The Gospel: The power of God unto salvation

Five qualities in the Gospel which command our confidence in its power to save:

1. Strictly speaking, proper gospel preaching is done "with the Holy Spirit sent down from heaven" (1 Peter 1:12). Otherwise it come to men only in word, with no saving effect at all (1 Thessalonians 1:5). But where the Holy Spirit is operative, convicting men of sin, righteousness and judgment, there the gospel comes with power and with much assurance.

2. The gospel is the narration of historical facts, interpreted by God for us, to be embraced and kept. Since Christ truly died and was raised, therefore our salvation is in him alone; he is our hope. The gospel is the outworking of God's eternal decree to save his elect.
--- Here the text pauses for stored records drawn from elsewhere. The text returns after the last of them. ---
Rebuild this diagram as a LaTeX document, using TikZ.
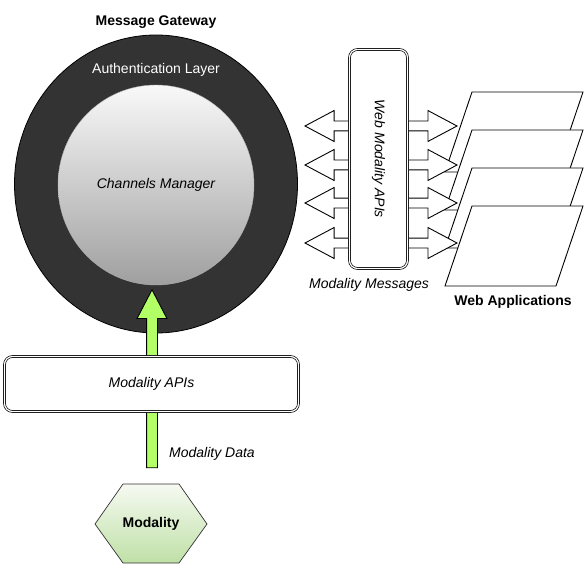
\documentclass[tikz,border=0pt]{standalone}
\usepackage{fontspec}
\setmainfont{Liberation Sans}
\usetikzlibrary{positioning,shapes.geometric,shapes.arrows}

\definecolor{gatewaygray}{HTML}{333333}
\definecolor{datagreen}{HTML}{B2FF66}
\definecolor{hextop}{HTML}{F6FAF2}
\definecolor{hexbottom}{HTML}{BFE0A6}

\newcommand{\labelfont}{\fontsize{14}{16}\selectfont}

\tikzset{
	every node/.style={font=\labelfont},
	gatewaycircle/.style={ellipse, draw=black, line width=0.8pt, fill=gatewaygray, minimum width=283pt, minimum height=298pt, inner sep=0pt},
	managercircle/.style={ellipse, draw=gray!60, top color=gray!5, bottom color=gray!75, minimum width=196pt, minimum height=200pt, inner sep=0pt, font=\labelfont\itshape},
	apibox/.style={draw=black, line width=0.7pt, double=white, double distance=1.2pt, rounded corners=8pt, fill=white, font=\labelfont\itshape},
	msgarrow/.style={double arrow, draw=black, line width=0.9pt, fill=white, minimum height=152pt, inner sep=4.5pt, double arrow head extend=10.5pt, double arrow tip angle=56},
	dataarrow/.style={single arrow, draw=black, line width=0.9pt, fill=datagreen, minimum height=178pt, inner sep=5pt, single arrow head extend=9.5pt, single arrow tip angle=55, shape border rotate=90},
	webapp/.style={draw=black, line width=0.9pt, fill=white},
	hexfill/.style={draw=black!80, line width=0.7pt, top color=hextop, bottom color=hexbottom}
}

\begin{document}
\begin{tikzpicture}[x=1pt, y=-1pt]
		\useasboundingbox (0,0) rectangle (585,569);

		\node[gatewaycircle] 							(gateway) 		at (156,184) {};
		\node[above=3pt of gateway, font=\labelfont\bfseries] 	(gatewaylabel) 	{Message Gateway};
		\node[text=white] 								(authlayer) 	at (156,70) {Authentication Layer};
		\node[managercircle] 							(manager) 		at (156,185) {Channels Manager};

		\foreach \n/\t in {A/92, B/130, C/168, D/206}
			\draw[webapp] (472,\t) coordinate (webapp\n) -- (583,\t) -- (556,\t+80) -- (445,\t+80) -- cycle;
		\node[font=\labelfont\bfseries] 				(webapplabel) 	at (513,302) {Web Applications};

		\foreach \n/\y in {A/126, B/165, C/203, D/243}
			\node[msgarrow] (msg\n) at (381,\y) {};
		\node[apibox, minimum width=58pt, minimum height=219pt] 	(webapi) 	at (378.5,159) {};
		\node[rotate=-90, font=\labelfont\itshape] 	(webapilabel) 	at (webapi.center) {Web Modality APIs};
		\node[font=\labelfont\itshape] 					(msglabel) 		at (369,285) {Modality Messages};

		\node[dataarrow] 								(data) 			at (152,384) {};
		\node[apibox, minimum width=294pt, minimum height=55pt] 	(modapi) 	at (151.5,384) {Modality APIs};
		\node[font=\labelfont\itshape] 					(datalabel) 	at (212,454) {Modality Data};

		\coordinate 									(modcenter) 	at (151,524);
		\shade[hexfill] ([xshift=-56pt]modcenter) -- ++(28,-40) -- ++(56,0) -- ++(28,40) -- ++(-28,39) -- ++(-56,0) -- cycle;
		\node[font=\labelfont\bfseries] 				(modality) 		at (modcenter) {Modality};
\end{tikzpicture}
\end{document}
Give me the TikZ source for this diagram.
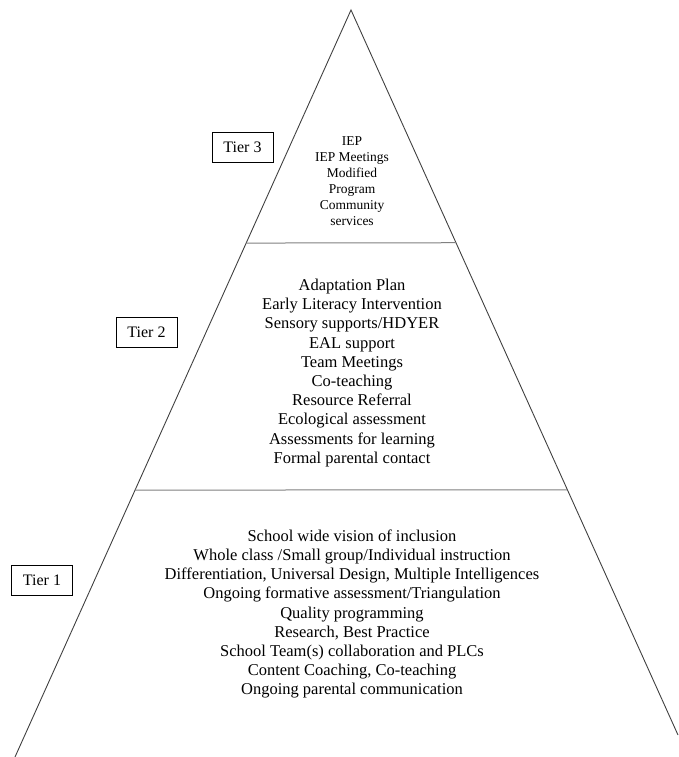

The same God who plans our salvation has also executed it. It must therefore be powerful and infallible in its purpose.

3. It is the gospel of grace, as Paul called it (Acts 20). Grace from beginning to end. We can be confident because the gospel does not depend on men's capacities and goodness (for he is totally depraved); rather it depends on God; it is the declaration of what he has accomplished through his Son on Calvary. The mission is already accomplished. Man does not need to sign on the dotted line, as if the gospel depends on him for success. No! By grace, God himself gives us the gift of faith, to embrace His Son in all his saving efficacy.

4. It is the gospel suited for sinners par excellence. Christ Jesus came into the world to save sinners. I have not come to call the righteous but sinners to repentance. I came to serve and to give my life a ransom for many. The gospel addresses all as condemned sinners, under God's wrath, but it goes us to speak of a way of escape. Sinners, who are made poor in spirit, will certainly realize how adapted the gospel is to them. It's exactly what they need to hear. It is relevant to all in every age.

5. Preachers may be bound and beaten; but the Word is not and cannot be bound. God, in his sovereignty, send the gospel wherever he desires and to whomsoever he wishes, so that it accomplishes his purpose. God's ministers are unto him "a sweet savour of Christ, in them that are saved, and in them that perish; to the one we are the savour of death unto death, and to the other the savour of life unto life." (2 Corinthians 2:15-16). Even where it seems to fail, the gospel accomplished God's wise and inscutable purpose.